Pour renforcer cette image d'homme fort, Benjamin Netanyahou présente Benny Gantz et sa formation comme un agglomérat de forces politiques trop timorées sur les questions sécuritaires. Pour le Premier ministre sortant, l’élection se résume en un slogan, «Bibi ou Tibi», en référence au député arabe israélien Ahmad Tibi, ancien conseiller du leader de l’OLP et du Fatah Yasser Arafat mort en 2004, qui pourrait selon lui soutenir une coalition menée par Benny Gantz. Un scénario pourtant jugé très invraisemblable. 

En outre, face à l’ancien chef d’état-major, tête de liste deBleu-Blanc, ainsi qu’aux deux anciens commandants des armées placés en troisième et quatrième place de cette liste, l'angle d'attaque de Benjamin Netanyahou, consistant à présenter ses adversaires comme des potentiels dirigeants faibles, s’avère difficile.

Autre sujet central et constant dans la vie politique israélienne : la question palestinienne. Benjamin Netanyahou réfute la solution dite «des deux Etats», impliquant la création d’un Etat palestinien. Quant à l’alliance Bleu-blanc, elle préconise une «séparation» avec les Palestiniens sans aborder la «solution à deux Etats».

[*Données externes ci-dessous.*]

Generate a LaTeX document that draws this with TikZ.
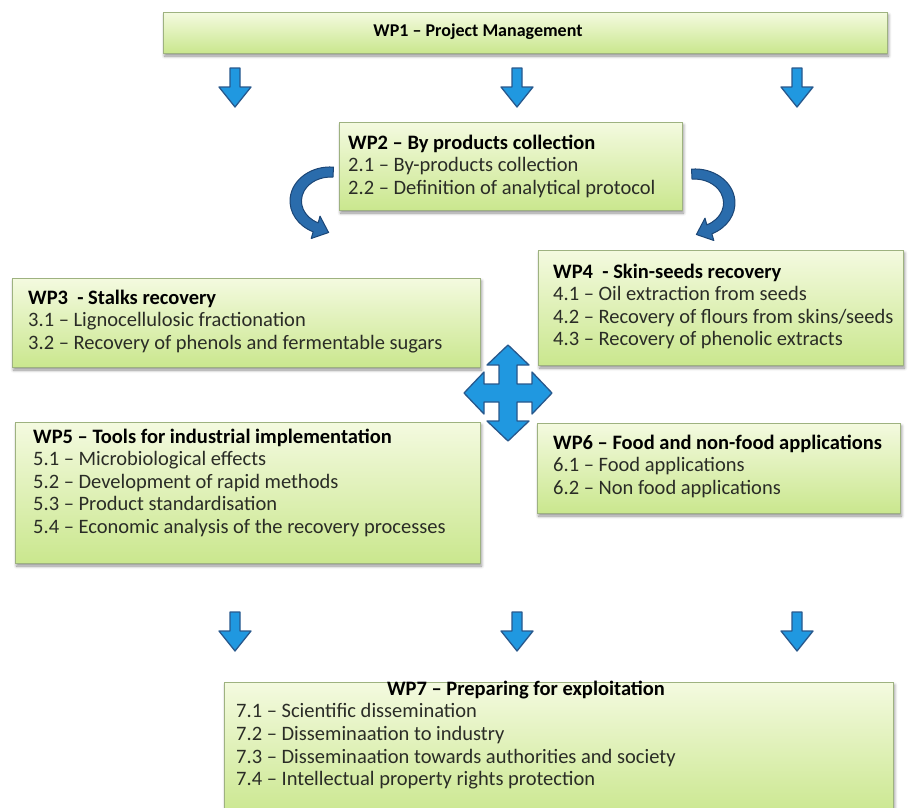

Par ailleurs, un récent sondage de l'Institut de la démocratie en Israël indique que pour un quart des Israéliens la considération principale au moment de voter sera la position des candidats sur les questions socio-économiques. Malgré un chômage très bas et une inflation quasi-nulle, plus de 20% de la population vit sous le seuil de pauvreté.

Elections à risques pour Netanyahou

A ces thématiques de campagne s’ajoutent les déboires judiciaires de Benjamin Netanyahou. Le Premier ministre est en effet soupçonné de corruption, fraude et abus de confiance dans trois affaires. Il clame son innocence et dénonce une «chasse aux sorcières».

Si le peuple israélien ne confirme pas Benjamin Netanyahou dans les urnes, les prochains mois pourraient être un chemin de croix pour ce dernier, qui risque une condamnation à de la prison ferme. Dans une interview accordée au Times of Israël, Yaïr Lapid analyse : «Si [Benjamin Netanyahou] gagne, il aura la durée du mandat pour [les] faire stopper.» Il ajoute que ce dernier «veut le pouvoir parce que le pouvoir lui permettrait de se sauver. En ce qui le concerne, s’il n’accède pas au pouvoir, il finira en prison». Rappelons qu’Ehud Olmert, Premier ministre d’Israël entre 2006 et 2009, avait été condamné à 18 mois de prison ferme pour corruption, puis incarcéré en février 2016. Il a été libéré le 2 juillet 2017 après avoir effectué les deux tiers de sa peine.

Entre la centralité de ses affaires de corruption supposée et l'insistance du Premier ministre à apparaître comme l'homme fort et protecteur de la nation israélienne, ces élections législatives pourraient apparaître, avant tout, comme un plébiscite ou un rejet de la personne de Benjamin Netanyahou.